─── Record set ───
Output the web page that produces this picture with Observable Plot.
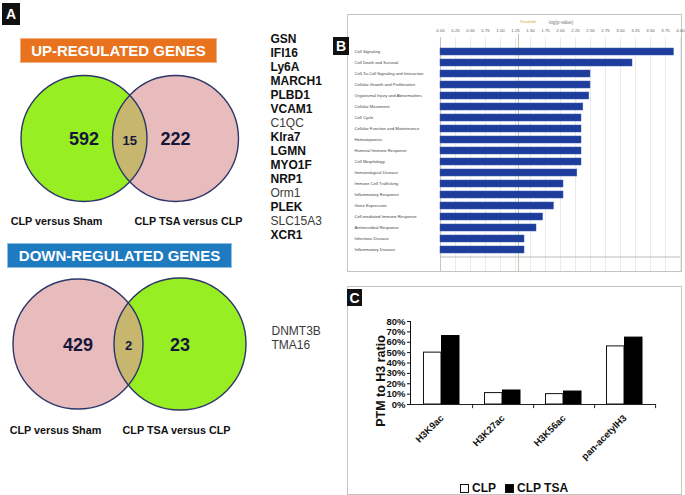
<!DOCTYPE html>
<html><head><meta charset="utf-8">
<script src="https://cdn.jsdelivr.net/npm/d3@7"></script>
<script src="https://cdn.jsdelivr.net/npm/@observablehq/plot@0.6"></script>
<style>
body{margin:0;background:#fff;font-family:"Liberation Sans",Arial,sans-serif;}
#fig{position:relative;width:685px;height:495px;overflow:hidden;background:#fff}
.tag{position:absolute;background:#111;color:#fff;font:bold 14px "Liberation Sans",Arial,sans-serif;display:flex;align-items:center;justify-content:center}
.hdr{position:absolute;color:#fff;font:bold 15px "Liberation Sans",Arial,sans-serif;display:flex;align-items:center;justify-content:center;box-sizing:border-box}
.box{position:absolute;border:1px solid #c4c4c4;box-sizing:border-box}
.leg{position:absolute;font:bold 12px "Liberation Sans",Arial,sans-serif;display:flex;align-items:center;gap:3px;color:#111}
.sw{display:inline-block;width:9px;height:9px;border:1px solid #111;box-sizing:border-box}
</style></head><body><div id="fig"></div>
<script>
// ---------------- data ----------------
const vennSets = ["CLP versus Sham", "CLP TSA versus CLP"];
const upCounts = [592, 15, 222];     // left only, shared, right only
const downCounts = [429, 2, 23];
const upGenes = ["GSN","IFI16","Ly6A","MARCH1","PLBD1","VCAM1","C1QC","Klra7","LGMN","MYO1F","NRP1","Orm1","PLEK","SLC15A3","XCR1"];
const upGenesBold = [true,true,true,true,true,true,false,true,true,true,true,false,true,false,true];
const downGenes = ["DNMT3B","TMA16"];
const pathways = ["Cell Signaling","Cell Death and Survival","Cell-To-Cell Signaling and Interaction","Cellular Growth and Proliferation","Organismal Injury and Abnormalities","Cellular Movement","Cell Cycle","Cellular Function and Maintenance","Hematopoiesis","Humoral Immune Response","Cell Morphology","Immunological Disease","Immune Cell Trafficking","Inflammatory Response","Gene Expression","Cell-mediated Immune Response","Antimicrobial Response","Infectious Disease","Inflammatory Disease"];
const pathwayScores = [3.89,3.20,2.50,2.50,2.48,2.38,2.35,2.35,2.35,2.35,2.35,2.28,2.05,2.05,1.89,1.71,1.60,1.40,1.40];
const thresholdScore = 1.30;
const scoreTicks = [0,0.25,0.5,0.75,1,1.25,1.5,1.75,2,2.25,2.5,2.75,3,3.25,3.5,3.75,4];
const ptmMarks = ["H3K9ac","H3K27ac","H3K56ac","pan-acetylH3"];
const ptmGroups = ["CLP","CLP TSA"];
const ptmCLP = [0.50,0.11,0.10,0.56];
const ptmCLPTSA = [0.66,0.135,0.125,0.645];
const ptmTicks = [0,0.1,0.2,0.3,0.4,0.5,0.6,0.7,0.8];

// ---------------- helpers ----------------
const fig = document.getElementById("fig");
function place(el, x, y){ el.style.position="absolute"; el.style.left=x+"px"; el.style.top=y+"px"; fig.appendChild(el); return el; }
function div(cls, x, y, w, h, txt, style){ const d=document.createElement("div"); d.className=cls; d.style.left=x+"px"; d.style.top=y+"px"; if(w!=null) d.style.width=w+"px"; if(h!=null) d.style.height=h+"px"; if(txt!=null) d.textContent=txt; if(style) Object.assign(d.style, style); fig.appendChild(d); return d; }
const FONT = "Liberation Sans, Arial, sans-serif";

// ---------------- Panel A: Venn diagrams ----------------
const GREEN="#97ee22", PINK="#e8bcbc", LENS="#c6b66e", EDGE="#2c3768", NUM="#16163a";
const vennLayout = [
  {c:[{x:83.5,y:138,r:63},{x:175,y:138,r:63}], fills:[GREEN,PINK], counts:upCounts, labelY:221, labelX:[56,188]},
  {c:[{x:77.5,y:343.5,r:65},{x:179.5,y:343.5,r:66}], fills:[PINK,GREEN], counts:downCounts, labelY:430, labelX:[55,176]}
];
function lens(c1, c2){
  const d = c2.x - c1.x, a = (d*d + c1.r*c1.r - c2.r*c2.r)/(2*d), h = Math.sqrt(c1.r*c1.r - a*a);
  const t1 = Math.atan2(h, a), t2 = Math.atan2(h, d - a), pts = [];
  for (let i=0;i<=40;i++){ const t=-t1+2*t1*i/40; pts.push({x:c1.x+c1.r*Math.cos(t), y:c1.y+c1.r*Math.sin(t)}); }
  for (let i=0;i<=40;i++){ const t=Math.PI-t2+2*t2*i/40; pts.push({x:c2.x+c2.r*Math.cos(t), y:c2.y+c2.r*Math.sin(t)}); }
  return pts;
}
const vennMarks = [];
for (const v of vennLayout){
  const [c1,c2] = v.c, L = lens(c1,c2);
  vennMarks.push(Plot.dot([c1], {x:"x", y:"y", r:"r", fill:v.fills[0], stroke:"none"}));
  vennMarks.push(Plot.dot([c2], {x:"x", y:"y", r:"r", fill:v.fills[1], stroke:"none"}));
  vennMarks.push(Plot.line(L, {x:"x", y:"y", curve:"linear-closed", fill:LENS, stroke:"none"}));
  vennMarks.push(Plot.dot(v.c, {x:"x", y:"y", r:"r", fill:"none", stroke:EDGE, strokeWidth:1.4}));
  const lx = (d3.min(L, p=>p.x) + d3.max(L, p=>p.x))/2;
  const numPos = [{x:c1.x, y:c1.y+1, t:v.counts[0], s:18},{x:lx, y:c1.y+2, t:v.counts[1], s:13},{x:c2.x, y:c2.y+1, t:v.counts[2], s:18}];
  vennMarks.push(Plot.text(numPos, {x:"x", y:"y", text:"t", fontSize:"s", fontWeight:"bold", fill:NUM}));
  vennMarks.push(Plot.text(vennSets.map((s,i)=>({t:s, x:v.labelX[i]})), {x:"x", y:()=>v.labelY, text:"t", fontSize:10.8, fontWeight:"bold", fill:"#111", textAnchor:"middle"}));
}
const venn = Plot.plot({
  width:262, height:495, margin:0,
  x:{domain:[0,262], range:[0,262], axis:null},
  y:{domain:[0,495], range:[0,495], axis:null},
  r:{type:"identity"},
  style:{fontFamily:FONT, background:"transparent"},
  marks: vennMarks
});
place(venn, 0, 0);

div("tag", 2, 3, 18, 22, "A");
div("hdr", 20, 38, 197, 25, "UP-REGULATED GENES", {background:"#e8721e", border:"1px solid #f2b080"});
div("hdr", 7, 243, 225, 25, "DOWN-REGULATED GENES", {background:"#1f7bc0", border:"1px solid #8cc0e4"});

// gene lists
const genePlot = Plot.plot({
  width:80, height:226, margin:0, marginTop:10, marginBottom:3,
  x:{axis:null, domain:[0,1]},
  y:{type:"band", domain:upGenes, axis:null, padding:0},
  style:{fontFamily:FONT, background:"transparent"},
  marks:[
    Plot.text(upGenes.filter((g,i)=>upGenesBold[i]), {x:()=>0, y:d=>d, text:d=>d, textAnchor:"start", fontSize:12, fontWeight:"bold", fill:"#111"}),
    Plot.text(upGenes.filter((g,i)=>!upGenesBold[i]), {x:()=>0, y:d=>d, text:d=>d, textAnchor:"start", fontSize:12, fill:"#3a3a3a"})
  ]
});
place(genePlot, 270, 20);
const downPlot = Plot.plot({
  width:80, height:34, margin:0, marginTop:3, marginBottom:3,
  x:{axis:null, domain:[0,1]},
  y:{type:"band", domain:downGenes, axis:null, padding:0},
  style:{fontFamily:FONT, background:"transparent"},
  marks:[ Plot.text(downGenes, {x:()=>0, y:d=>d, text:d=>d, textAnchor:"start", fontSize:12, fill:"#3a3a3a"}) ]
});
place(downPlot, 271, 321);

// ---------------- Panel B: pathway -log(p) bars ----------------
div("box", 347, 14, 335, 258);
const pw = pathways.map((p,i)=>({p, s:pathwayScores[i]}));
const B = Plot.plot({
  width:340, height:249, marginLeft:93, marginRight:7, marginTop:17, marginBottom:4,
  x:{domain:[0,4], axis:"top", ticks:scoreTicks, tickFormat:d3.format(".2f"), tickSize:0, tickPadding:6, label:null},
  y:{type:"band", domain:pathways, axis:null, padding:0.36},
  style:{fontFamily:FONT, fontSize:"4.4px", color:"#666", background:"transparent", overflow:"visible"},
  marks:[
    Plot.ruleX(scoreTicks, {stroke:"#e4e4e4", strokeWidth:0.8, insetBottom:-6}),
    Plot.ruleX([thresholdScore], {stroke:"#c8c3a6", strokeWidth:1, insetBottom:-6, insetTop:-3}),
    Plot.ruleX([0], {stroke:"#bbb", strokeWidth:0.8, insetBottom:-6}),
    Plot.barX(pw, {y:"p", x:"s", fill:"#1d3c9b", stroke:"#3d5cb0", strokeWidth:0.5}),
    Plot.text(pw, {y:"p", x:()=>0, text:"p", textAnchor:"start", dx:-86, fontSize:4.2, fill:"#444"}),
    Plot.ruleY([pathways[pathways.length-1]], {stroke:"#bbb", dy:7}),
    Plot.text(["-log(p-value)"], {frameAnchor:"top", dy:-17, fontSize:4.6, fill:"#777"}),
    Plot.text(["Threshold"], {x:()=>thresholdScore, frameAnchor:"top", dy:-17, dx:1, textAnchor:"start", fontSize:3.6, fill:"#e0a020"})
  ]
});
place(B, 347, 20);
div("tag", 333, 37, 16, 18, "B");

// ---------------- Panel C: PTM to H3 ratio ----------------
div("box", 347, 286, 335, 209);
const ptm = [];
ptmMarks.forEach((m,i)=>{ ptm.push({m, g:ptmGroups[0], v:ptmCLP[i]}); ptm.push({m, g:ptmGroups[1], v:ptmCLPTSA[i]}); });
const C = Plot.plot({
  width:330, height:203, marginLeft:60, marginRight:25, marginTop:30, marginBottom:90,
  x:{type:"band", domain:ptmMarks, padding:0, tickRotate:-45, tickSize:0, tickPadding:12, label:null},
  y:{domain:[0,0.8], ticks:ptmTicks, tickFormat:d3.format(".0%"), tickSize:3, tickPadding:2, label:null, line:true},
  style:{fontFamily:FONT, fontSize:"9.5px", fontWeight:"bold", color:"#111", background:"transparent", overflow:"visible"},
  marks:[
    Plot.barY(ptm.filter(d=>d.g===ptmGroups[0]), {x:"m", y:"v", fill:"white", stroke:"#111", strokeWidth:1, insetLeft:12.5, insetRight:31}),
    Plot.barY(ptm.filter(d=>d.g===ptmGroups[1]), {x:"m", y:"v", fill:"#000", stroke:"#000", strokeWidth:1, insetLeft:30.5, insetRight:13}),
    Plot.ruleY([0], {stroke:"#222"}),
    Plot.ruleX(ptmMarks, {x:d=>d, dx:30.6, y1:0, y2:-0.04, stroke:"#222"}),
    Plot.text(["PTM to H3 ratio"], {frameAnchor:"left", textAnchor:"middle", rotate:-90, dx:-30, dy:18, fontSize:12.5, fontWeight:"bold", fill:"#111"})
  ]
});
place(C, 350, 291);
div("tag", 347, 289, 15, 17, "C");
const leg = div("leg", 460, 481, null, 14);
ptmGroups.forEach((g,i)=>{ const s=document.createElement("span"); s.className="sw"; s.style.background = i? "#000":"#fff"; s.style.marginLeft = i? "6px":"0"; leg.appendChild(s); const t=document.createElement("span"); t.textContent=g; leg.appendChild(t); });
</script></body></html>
───
─── Record set ───
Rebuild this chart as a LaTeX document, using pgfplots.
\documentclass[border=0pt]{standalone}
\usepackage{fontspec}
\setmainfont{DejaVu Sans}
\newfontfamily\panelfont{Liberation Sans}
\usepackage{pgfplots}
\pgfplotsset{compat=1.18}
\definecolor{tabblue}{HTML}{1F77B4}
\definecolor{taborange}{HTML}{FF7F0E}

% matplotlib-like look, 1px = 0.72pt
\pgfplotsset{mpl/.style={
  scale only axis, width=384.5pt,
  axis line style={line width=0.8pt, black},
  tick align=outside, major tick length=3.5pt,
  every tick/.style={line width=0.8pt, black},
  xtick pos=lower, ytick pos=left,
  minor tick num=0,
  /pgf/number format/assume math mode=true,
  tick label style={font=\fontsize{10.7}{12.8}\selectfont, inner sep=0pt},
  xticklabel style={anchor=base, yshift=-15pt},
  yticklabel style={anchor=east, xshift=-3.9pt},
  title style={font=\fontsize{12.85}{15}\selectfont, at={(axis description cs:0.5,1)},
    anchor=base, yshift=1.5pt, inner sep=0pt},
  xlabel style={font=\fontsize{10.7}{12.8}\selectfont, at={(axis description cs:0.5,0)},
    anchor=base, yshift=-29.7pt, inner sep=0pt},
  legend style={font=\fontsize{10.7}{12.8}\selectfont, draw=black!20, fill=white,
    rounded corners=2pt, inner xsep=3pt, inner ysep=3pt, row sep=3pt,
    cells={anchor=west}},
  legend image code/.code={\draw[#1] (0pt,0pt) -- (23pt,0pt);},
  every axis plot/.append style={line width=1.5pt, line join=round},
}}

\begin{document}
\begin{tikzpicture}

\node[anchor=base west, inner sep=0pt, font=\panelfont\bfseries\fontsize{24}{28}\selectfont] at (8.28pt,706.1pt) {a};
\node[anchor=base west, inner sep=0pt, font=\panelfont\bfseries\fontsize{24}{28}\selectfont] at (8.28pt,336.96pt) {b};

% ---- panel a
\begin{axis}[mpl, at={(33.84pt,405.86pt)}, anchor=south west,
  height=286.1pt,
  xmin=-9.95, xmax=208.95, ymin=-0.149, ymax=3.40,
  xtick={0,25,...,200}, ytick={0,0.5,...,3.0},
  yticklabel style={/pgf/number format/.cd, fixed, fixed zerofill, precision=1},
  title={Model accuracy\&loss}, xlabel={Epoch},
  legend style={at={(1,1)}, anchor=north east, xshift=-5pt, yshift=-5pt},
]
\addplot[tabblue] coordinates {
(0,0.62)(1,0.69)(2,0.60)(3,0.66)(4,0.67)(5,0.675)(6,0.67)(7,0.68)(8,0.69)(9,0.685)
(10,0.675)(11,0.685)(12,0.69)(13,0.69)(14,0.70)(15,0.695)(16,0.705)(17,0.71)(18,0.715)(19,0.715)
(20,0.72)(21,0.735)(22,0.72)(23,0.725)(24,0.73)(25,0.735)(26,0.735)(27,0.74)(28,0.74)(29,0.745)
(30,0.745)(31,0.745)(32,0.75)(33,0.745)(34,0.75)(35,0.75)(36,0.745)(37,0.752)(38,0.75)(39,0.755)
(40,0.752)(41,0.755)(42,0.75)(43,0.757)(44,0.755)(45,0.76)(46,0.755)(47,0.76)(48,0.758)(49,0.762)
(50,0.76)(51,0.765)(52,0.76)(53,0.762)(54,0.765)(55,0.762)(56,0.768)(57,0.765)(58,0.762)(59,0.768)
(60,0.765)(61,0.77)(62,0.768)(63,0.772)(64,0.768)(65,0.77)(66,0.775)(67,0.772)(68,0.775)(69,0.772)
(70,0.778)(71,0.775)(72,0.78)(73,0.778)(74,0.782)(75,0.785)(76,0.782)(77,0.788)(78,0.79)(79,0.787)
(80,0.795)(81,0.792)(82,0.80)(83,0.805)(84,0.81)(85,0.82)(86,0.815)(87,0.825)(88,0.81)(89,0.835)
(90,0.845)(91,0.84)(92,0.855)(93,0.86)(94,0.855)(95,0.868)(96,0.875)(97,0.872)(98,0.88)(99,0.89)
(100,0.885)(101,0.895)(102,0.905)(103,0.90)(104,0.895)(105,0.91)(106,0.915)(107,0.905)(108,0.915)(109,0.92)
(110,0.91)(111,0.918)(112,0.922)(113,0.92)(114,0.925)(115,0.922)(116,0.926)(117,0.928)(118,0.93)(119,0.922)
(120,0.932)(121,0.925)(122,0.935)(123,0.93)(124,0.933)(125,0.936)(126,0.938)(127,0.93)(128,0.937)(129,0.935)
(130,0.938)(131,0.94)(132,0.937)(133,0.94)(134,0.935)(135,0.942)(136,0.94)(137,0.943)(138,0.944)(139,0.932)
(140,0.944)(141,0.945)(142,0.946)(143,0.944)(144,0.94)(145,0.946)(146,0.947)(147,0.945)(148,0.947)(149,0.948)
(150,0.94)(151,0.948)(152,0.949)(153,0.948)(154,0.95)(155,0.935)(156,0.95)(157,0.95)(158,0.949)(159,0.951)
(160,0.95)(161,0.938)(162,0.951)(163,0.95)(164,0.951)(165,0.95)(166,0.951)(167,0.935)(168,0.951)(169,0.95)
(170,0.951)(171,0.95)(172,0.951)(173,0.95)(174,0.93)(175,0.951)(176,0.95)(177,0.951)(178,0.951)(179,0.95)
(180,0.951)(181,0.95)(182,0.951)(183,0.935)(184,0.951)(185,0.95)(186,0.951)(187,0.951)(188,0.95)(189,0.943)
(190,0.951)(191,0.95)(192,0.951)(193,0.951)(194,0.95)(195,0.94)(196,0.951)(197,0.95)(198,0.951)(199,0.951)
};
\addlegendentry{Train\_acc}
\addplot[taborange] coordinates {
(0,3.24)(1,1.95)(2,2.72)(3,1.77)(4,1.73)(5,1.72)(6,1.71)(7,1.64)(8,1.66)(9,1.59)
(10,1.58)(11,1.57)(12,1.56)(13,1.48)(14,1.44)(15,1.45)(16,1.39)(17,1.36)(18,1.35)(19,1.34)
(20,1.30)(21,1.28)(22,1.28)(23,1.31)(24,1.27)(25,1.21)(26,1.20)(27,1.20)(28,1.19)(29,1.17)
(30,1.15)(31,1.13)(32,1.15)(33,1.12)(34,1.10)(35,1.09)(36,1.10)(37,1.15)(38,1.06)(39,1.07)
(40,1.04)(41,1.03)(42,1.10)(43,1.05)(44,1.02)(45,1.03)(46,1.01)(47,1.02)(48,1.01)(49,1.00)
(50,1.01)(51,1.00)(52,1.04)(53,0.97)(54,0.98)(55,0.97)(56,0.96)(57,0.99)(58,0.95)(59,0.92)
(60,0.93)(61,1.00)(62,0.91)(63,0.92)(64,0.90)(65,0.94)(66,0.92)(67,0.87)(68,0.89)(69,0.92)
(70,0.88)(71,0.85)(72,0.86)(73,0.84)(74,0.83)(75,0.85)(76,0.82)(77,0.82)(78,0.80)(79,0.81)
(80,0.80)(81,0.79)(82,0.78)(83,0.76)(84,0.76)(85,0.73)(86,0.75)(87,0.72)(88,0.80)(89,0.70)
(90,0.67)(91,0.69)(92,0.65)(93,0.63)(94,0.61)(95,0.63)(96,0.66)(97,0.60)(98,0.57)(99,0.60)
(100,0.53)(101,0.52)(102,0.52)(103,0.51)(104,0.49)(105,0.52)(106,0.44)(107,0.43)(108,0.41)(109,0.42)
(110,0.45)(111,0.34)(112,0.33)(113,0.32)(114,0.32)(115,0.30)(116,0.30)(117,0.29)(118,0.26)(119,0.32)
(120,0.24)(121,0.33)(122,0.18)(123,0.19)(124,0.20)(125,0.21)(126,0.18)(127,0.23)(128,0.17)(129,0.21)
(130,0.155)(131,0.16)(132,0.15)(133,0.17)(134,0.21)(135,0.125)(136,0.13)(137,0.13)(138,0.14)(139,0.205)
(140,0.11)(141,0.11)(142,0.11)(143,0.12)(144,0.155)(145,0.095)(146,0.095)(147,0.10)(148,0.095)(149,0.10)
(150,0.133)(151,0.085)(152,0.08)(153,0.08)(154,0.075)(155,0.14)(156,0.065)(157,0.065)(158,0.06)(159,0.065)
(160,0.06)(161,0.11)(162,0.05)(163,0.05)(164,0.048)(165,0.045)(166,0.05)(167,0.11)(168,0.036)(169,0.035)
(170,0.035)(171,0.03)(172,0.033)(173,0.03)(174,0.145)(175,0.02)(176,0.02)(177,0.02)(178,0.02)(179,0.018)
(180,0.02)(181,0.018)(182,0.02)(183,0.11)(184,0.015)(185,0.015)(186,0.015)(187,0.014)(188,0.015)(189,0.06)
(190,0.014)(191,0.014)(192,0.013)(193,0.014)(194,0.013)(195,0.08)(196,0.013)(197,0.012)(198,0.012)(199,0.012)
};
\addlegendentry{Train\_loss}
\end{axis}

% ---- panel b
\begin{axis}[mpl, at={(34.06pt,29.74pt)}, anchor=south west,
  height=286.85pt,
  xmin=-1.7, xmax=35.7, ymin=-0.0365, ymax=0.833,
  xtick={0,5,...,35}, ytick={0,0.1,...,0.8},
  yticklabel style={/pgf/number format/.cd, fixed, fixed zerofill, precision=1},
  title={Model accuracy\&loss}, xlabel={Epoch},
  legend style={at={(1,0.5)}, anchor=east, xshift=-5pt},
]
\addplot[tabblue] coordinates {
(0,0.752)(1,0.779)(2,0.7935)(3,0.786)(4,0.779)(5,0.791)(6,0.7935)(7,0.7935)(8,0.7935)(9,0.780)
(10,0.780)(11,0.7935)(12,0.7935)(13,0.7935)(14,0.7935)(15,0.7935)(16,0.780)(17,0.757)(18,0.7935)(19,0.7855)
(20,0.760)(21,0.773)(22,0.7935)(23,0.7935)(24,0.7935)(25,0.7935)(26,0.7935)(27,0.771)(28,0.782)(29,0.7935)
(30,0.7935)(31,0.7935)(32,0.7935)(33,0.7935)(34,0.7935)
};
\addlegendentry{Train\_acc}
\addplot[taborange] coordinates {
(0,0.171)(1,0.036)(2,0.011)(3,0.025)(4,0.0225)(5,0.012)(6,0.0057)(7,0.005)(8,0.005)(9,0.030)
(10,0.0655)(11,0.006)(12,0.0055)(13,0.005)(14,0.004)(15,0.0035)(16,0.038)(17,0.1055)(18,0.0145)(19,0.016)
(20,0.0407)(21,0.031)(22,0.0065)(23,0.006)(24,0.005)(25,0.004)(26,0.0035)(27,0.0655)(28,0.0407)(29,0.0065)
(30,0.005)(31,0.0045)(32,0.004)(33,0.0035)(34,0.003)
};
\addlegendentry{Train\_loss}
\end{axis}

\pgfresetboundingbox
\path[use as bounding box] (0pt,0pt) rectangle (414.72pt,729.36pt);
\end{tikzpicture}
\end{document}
───
Determine how many lines above contain "this" as a word or string. Give the number alone.

2